- _GIVEN RECORDS_:

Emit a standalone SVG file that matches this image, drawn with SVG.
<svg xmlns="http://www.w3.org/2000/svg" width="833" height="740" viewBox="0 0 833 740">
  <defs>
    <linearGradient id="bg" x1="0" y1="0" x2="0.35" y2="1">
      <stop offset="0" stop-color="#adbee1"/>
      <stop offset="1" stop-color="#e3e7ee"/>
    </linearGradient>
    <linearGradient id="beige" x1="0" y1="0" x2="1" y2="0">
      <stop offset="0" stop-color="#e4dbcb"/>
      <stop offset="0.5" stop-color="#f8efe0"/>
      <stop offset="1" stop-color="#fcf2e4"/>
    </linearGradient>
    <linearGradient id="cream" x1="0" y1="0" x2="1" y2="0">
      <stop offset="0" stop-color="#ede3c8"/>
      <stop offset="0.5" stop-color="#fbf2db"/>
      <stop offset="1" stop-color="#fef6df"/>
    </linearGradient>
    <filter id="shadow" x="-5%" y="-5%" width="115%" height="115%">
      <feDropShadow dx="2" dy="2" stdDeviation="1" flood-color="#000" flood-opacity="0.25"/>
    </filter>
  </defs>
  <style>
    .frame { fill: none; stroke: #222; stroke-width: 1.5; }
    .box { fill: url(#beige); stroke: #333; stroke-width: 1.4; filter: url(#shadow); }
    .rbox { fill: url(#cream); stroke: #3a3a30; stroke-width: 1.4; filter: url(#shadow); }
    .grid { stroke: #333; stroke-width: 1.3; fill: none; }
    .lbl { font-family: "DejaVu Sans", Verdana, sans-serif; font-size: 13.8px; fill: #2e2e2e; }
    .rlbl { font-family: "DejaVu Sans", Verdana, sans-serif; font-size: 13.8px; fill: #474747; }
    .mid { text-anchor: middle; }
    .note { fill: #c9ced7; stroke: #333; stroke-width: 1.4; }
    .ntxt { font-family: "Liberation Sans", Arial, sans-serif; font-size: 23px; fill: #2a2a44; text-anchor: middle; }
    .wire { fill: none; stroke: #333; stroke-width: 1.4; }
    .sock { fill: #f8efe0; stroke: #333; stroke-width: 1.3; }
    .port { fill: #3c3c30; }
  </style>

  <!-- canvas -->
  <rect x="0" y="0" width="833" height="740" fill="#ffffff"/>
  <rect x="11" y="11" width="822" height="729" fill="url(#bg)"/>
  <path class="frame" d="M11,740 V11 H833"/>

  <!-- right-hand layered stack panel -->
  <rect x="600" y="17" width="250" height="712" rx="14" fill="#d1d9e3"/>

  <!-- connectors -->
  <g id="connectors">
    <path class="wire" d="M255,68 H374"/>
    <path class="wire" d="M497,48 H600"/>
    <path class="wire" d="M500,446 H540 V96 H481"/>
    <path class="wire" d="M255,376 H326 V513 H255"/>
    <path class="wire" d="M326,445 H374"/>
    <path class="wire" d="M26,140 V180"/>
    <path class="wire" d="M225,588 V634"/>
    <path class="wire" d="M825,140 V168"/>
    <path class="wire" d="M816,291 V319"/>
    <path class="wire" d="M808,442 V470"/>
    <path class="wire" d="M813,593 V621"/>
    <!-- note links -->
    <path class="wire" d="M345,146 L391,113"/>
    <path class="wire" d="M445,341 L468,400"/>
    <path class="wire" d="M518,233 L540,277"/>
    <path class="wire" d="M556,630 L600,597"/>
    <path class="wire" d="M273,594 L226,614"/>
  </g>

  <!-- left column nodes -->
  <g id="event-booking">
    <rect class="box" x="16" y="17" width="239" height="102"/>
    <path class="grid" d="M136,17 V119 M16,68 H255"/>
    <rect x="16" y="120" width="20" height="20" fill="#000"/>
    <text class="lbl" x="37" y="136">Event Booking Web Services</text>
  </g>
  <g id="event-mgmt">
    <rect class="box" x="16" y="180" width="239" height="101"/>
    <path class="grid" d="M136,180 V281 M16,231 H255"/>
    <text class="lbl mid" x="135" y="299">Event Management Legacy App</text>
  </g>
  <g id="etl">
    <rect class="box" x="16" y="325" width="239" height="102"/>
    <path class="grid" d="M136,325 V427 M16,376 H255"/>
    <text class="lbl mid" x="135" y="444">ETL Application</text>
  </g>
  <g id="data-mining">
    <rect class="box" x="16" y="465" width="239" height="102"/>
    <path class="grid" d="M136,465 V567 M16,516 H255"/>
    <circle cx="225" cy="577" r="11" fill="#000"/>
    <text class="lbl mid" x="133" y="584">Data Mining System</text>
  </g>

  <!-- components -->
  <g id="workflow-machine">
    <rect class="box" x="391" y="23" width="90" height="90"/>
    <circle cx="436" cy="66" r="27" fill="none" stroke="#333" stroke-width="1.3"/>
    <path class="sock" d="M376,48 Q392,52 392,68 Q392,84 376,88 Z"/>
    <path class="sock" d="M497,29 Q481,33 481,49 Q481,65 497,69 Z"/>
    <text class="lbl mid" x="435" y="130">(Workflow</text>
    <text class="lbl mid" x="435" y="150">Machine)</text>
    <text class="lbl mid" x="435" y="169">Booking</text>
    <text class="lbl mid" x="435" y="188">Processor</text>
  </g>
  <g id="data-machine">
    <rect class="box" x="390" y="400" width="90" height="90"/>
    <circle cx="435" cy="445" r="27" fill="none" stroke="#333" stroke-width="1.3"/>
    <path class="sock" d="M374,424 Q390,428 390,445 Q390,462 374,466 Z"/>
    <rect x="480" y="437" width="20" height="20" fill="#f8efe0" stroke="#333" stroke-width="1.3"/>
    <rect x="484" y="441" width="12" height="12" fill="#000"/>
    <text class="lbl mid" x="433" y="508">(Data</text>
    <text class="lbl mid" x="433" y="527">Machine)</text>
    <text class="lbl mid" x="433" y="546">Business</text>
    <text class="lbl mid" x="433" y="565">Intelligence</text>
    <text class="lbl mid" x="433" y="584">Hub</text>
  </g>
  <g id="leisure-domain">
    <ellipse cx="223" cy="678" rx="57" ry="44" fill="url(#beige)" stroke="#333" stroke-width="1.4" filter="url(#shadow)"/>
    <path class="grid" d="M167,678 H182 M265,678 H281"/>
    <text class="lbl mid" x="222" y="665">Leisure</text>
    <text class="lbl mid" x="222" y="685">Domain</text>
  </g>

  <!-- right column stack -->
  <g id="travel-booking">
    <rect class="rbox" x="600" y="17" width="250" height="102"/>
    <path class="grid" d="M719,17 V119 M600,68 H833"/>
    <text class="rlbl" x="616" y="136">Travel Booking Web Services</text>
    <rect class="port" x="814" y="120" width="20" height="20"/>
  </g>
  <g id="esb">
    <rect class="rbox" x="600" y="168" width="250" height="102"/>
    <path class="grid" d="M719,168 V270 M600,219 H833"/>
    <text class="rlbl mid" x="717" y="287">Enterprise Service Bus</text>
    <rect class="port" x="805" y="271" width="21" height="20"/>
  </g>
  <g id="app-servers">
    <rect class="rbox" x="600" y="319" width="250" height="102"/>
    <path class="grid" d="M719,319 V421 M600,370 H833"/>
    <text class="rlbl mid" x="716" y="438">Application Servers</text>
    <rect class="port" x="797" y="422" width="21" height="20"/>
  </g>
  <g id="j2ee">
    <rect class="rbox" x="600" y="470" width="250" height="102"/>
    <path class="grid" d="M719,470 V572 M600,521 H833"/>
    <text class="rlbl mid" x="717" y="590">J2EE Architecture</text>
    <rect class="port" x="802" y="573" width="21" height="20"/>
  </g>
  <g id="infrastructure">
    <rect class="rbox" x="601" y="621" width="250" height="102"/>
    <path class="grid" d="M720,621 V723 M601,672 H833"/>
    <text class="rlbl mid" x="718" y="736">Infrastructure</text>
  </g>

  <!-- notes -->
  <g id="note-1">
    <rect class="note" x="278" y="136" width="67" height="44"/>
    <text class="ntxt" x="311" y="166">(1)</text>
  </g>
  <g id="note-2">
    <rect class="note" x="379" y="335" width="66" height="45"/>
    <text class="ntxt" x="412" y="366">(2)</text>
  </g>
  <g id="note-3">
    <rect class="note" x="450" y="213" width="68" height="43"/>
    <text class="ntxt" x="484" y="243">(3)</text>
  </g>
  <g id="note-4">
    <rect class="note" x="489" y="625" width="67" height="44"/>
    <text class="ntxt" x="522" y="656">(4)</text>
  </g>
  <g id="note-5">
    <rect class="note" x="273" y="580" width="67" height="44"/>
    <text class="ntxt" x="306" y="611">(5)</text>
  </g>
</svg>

==

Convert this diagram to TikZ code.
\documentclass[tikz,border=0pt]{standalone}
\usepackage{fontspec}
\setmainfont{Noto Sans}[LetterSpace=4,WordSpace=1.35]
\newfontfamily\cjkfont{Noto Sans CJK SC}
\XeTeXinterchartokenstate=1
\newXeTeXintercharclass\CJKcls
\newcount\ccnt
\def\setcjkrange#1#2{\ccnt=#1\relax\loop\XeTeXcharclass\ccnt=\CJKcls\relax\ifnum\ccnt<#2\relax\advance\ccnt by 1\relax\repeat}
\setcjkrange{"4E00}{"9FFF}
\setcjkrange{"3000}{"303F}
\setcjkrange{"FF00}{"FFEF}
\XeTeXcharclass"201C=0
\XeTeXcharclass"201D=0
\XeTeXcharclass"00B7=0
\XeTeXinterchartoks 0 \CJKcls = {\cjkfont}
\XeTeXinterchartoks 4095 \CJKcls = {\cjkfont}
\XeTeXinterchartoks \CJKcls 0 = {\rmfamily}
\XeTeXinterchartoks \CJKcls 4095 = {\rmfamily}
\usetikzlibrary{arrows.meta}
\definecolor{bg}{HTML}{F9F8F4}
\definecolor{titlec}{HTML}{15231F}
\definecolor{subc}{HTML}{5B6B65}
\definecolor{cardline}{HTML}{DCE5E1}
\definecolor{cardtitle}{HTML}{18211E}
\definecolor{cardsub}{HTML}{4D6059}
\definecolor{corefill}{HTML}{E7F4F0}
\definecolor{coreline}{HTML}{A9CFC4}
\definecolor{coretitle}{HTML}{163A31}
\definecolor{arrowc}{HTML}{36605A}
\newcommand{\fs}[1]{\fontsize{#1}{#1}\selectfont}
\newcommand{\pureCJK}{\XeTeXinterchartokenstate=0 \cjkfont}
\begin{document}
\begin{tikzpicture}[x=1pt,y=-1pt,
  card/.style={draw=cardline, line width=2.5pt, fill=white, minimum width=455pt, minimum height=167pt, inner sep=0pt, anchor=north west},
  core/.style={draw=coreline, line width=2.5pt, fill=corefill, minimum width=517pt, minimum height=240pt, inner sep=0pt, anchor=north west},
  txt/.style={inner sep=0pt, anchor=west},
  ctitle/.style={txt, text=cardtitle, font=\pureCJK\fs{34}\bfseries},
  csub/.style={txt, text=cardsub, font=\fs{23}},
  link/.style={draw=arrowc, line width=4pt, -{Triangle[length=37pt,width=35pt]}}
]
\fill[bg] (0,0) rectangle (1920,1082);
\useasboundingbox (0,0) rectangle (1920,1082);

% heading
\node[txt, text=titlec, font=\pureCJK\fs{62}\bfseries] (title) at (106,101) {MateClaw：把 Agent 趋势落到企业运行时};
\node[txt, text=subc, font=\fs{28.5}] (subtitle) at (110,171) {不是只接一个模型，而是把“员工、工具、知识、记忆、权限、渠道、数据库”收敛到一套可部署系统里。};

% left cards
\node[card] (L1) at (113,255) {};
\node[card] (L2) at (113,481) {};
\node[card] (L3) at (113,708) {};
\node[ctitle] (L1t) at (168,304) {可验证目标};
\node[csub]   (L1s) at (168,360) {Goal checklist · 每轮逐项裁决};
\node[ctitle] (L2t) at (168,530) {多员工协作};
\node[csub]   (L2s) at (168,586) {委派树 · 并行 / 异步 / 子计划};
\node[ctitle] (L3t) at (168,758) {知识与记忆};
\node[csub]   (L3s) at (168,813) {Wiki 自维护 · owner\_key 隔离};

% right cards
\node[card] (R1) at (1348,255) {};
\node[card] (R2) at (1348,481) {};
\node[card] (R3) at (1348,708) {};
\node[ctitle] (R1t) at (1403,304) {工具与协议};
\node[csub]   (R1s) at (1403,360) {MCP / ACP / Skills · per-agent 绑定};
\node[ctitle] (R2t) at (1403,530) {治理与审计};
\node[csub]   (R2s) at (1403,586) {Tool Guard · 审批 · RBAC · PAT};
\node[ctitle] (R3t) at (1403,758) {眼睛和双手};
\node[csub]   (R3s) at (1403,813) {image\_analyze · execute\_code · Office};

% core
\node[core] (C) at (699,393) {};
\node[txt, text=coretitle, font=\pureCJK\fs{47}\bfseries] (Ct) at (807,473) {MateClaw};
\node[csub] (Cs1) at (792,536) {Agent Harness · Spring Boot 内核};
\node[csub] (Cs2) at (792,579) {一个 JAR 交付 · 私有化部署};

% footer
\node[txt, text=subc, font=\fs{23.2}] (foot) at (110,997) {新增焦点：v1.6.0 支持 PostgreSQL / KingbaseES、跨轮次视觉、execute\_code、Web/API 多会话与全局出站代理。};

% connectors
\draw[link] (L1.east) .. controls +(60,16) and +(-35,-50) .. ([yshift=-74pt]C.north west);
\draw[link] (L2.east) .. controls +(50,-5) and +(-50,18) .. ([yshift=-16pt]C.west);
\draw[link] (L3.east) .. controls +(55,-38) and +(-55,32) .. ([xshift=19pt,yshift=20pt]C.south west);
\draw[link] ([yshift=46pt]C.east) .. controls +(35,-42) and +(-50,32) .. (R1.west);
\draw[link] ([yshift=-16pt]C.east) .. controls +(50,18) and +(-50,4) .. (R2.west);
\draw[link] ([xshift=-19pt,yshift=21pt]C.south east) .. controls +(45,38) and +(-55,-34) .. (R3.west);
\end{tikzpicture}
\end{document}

- _DIRECTIVE_: Search the data above for the string "this" and return every line that has it.

- _OUTPUT_:
Emit a standalone SVG file that matches this image, drawn with SVG.
Convert this diagram to TikZ code.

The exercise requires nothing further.